What to do:
Find each line holding "this" and copy it out.

+-------+

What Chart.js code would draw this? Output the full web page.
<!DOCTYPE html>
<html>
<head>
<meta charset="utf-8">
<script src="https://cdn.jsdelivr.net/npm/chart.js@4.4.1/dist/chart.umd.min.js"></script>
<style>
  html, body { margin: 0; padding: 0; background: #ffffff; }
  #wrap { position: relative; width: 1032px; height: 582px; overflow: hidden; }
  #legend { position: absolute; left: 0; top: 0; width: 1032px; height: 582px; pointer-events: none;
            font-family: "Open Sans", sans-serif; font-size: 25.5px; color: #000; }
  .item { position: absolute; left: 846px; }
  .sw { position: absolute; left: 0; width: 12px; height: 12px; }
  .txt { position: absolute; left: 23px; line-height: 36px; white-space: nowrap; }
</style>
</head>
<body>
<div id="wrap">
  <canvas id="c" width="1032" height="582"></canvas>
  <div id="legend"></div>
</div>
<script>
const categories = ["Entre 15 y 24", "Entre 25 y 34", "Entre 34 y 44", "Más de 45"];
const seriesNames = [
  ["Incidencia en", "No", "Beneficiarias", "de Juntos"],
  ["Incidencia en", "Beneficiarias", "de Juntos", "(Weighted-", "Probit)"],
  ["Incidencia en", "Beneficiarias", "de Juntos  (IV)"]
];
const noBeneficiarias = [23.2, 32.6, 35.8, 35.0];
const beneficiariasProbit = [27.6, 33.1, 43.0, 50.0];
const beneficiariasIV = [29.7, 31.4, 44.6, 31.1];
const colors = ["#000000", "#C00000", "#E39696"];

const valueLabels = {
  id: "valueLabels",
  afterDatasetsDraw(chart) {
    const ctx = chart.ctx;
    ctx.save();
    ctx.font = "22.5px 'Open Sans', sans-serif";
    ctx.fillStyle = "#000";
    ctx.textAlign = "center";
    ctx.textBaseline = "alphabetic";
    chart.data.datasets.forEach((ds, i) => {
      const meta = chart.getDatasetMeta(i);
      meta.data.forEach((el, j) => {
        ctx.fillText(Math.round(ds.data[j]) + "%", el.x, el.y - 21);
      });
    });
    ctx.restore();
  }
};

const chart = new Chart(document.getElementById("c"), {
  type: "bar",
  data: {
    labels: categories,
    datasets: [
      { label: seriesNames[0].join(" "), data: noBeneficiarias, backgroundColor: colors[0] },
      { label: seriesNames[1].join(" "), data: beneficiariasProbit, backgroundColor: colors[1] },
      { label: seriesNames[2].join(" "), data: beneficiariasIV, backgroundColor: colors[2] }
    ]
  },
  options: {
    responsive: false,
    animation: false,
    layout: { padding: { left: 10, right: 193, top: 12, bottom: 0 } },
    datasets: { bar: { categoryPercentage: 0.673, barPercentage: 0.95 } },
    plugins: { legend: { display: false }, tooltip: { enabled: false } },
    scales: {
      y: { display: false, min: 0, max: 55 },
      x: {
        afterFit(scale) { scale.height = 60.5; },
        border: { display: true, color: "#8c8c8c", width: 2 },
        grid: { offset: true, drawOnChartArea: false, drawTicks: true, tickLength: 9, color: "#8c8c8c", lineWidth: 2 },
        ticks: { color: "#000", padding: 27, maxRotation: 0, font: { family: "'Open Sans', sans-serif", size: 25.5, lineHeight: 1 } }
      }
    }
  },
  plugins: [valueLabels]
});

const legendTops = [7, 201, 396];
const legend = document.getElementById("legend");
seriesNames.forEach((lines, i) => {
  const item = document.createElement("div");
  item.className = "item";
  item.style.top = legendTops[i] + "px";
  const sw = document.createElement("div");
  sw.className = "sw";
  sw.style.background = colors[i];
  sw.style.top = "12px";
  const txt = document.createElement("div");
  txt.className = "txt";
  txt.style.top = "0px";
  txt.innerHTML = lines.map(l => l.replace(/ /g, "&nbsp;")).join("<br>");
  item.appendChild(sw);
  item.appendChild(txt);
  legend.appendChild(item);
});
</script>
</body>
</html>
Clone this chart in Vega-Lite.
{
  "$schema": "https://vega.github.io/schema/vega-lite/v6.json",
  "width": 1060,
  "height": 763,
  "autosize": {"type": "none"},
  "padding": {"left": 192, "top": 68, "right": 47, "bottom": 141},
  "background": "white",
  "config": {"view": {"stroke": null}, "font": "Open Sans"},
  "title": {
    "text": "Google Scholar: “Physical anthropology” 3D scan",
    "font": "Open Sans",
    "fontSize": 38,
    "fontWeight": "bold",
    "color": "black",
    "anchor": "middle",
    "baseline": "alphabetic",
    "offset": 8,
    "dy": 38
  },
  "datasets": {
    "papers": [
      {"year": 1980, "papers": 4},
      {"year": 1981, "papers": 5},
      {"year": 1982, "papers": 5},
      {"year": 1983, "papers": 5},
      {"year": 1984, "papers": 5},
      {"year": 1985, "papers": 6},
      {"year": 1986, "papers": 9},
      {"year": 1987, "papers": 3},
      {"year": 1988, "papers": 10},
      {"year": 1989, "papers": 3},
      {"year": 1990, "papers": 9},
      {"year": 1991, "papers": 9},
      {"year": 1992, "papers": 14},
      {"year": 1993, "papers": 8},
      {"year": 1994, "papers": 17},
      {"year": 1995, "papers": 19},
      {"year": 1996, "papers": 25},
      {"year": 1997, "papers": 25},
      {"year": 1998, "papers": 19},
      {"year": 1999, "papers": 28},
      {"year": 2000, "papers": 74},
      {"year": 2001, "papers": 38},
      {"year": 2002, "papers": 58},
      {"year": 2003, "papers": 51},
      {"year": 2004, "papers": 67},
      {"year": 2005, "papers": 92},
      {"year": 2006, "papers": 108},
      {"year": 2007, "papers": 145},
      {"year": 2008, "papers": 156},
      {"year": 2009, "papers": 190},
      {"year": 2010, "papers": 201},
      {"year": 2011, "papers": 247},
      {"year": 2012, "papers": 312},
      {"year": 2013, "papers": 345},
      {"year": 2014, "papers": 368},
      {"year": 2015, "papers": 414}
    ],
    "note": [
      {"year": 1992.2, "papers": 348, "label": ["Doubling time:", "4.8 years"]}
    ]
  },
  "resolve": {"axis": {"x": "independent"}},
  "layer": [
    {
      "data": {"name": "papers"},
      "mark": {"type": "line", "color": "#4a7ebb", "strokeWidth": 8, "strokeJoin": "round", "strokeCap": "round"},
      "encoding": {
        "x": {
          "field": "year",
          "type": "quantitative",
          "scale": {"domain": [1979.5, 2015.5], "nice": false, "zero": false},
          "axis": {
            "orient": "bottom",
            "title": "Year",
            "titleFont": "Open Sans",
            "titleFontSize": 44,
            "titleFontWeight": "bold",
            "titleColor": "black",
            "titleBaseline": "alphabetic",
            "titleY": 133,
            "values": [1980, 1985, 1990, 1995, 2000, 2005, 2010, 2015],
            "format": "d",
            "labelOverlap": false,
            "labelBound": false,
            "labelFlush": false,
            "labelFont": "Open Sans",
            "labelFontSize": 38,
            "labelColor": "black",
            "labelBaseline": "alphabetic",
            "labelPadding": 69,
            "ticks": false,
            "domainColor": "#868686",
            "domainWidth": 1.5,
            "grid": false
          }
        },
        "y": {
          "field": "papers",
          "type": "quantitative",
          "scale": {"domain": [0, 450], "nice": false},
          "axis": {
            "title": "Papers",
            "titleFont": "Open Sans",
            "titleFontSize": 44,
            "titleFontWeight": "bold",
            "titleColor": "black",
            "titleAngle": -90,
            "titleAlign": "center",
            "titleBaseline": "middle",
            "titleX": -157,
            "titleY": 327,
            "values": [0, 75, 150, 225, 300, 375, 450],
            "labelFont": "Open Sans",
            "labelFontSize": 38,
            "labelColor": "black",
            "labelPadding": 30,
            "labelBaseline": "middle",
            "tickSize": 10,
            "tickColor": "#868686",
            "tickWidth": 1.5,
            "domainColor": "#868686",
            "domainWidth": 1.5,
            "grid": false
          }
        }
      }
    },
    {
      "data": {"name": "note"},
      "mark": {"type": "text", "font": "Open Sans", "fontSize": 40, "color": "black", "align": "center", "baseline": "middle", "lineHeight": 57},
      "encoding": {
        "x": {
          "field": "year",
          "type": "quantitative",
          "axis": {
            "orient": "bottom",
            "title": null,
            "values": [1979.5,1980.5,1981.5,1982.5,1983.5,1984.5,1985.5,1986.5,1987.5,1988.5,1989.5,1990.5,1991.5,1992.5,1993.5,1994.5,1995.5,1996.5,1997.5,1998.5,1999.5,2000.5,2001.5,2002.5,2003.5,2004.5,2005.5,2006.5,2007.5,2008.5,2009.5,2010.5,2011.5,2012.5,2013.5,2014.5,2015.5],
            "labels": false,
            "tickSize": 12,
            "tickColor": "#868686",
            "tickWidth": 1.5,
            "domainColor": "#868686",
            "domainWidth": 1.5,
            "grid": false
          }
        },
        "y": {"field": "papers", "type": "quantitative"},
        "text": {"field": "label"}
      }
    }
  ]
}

+-------+

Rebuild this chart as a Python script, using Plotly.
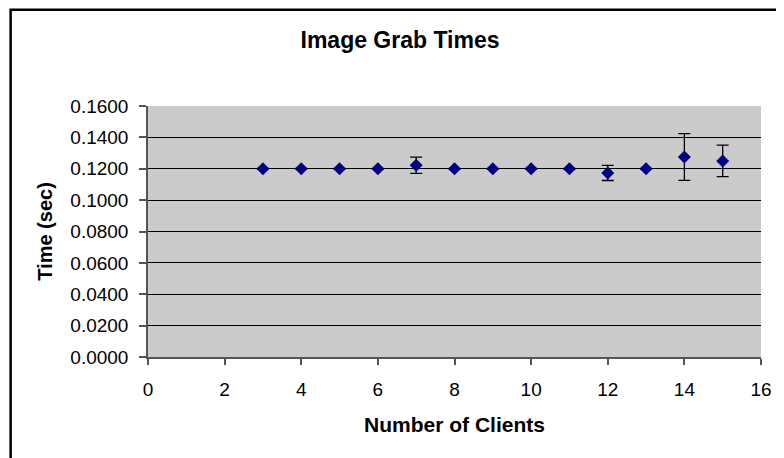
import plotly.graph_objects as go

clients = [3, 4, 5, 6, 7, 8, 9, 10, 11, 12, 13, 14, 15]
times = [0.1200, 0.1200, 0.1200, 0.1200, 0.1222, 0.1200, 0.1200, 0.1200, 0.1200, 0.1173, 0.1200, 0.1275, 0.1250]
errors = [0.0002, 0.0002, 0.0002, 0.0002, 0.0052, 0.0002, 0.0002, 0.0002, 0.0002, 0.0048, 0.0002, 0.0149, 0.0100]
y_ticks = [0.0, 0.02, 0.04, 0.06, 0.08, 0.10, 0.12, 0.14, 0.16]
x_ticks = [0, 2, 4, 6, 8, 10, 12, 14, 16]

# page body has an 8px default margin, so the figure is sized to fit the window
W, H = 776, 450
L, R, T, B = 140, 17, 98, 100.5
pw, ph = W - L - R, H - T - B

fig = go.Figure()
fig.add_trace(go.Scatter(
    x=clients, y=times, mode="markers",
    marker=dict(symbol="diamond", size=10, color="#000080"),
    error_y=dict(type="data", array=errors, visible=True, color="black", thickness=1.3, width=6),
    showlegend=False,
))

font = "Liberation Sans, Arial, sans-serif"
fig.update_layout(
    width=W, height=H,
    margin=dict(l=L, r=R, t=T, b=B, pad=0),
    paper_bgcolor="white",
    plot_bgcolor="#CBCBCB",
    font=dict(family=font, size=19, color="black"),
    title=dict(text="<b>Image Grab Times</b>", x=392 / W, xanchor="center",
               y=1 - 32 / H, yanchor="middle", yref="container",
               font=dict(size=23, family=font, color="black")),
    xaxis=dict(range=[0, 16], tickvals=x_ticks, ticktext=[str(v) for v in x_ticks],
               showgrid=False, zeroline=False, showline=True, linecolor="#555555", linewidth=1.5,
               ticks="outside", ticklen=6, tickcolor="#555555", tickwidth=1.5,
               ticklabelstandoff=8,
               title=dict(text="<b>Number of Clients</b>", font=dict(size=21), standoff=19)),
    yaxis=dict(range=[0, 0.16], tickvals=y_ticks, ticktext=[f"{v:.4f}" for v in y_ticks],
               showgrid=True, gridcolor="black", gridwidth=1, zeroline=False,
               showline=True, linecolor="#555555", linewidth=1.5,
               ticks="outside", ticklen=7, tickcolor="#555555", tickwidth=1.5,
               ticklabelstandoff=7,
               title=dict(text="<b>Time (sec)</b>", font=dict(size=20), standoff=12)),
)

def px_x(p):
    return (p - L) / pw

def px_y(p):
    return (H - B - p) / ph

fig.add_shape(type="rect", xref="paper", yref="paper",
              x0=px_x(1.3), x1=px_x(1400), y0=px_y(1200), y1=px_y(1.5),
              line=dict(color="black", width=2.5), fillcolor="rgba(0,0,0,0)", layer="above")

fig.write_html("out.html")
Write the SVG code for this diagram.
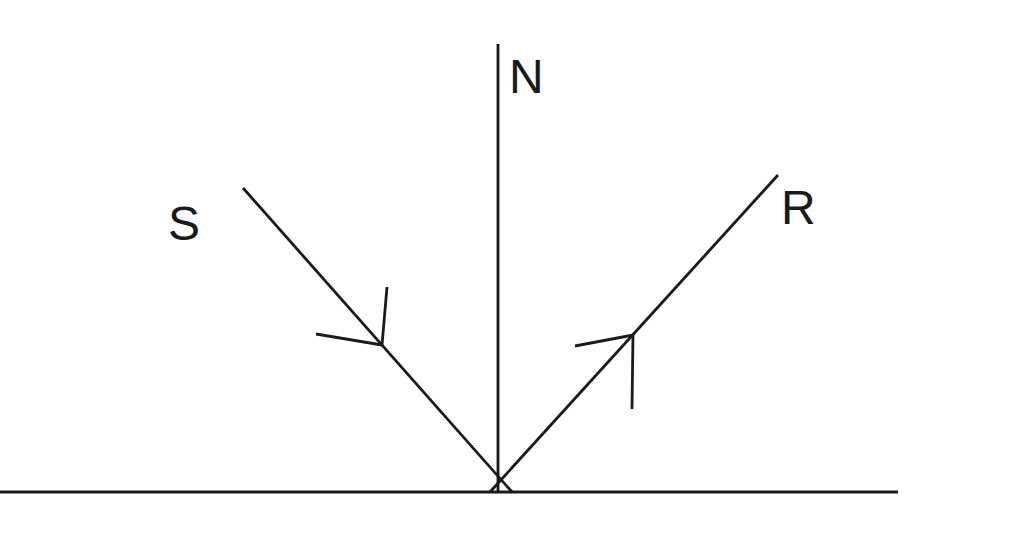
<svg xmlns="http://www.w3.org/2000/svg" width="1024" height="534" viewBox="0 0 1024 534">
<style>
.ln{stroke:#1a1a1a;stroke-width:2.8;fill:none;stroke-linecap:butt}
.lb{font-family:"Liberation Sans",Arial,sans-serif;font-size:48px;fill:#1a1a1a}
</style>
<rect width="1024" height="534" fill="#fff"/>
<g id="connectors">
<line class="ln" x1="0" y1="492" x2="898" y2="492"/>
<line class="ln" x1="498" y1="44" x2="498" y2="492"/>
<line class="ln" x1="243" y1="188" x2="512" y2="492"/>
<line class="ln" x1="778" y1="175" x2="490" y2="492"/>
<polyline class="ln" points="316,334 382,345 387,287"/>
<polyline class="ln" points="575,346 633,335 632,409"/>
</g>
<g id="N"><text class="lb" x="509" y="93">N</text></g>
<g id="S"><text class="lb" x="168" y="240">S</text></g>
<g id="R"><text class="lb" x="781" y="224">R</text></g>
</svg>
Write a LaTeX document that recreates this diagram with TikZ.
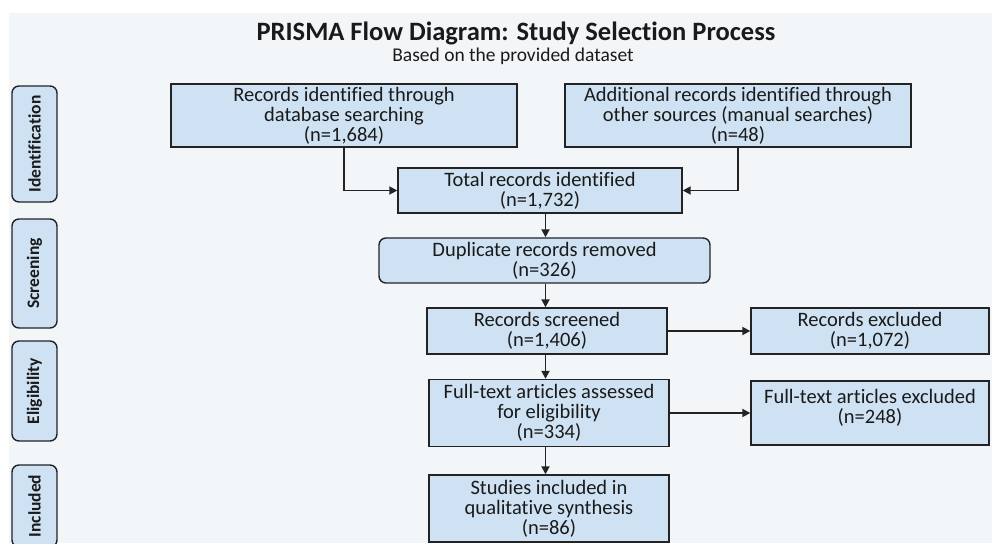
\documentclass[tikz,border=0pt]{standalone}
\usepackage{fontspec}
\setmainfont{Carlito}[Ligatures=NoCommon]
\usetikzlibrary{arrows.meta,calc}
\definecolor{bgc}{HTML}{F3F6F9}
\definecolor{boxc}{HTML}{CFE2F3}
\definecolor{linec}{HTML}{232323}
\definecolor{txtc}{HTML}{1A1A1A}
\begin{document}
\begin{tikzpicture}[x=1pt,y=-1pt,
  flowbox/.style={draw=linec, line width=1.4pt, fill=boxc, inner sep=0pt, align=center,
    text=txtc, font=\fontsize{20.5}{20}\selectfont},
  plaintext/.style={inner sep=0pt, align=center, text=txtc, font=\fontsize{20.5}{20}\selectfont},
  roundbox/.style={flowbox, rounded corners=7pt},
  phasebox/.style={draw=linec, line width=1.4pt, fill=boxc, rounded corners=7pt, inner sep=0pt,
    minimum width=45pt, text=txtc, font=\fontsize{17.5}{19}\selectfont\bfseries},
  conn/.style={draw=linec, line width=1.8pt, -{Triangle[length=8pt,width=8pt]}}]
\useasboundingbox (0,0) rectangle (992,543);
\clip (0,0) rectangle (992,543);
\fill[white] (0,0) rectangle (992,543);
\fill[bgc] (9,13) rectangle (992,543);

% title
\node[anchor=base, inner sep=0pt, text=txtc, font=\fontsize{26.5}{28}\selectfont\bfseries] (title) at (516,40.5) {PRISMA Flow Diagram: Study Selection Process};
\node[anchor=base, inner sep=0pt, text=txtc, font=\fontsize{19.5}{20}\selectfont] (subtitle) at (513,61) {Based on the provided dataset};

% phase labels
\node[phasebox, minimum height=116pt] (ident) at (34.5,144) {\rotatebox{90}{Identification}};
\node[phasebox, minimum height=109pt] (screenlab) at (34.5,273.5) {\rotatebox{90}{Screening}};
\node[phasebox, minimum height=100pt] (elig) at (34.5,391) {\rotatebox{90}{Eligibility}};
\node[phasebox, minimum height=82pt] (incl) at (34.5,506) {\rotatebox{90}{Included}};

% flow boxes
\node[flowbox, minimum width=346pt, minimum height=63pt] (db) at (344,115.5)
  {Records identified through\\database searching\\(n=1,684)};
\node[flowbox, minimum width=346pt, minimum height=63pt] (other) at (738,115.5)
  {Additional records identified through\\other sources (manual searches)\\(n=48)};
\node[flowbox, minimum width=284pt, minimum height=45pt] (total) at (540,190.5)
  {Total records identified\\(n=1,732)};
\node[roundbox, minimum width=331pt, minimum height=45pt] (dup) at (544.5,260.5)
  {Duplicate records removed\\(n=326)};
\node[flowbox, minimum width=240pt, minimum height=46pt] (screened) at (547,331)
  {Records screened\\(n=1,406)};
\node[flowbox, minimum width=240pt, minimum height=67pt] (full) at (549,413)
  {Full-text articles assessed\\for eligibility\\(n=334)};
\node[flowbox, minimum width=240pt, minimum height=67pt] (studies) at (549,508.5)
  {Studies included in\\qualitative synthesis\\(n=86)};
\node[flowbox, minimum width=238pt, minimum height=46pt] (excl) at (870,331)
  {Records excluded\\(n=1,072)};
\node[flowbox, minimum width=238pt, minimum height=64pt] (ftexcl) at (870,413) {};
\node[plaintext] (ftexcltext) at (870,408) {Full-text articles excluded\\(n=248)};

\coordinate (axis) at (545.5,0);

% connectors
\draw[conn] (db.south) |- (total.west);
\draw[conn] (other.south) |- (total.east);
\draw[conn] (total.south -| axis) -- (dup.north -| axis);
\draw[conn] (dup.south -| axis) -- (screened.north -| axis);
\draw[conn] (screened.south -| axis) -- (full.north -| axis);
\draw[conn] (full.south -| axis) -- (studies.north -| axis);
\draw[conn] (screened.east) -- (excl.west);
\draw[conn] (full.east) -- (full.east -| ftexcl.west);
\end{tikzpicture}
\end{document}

+-------+

Exercise answer:
What Chart.js code would draw this? Output the full web page.
Clone this chart in Vega-Lite.
Rebuild this chart as a Python script, using Plotly.
Write the SVG code for this diagram.
Write a LaTeX document that recreates this diagram with TikZ.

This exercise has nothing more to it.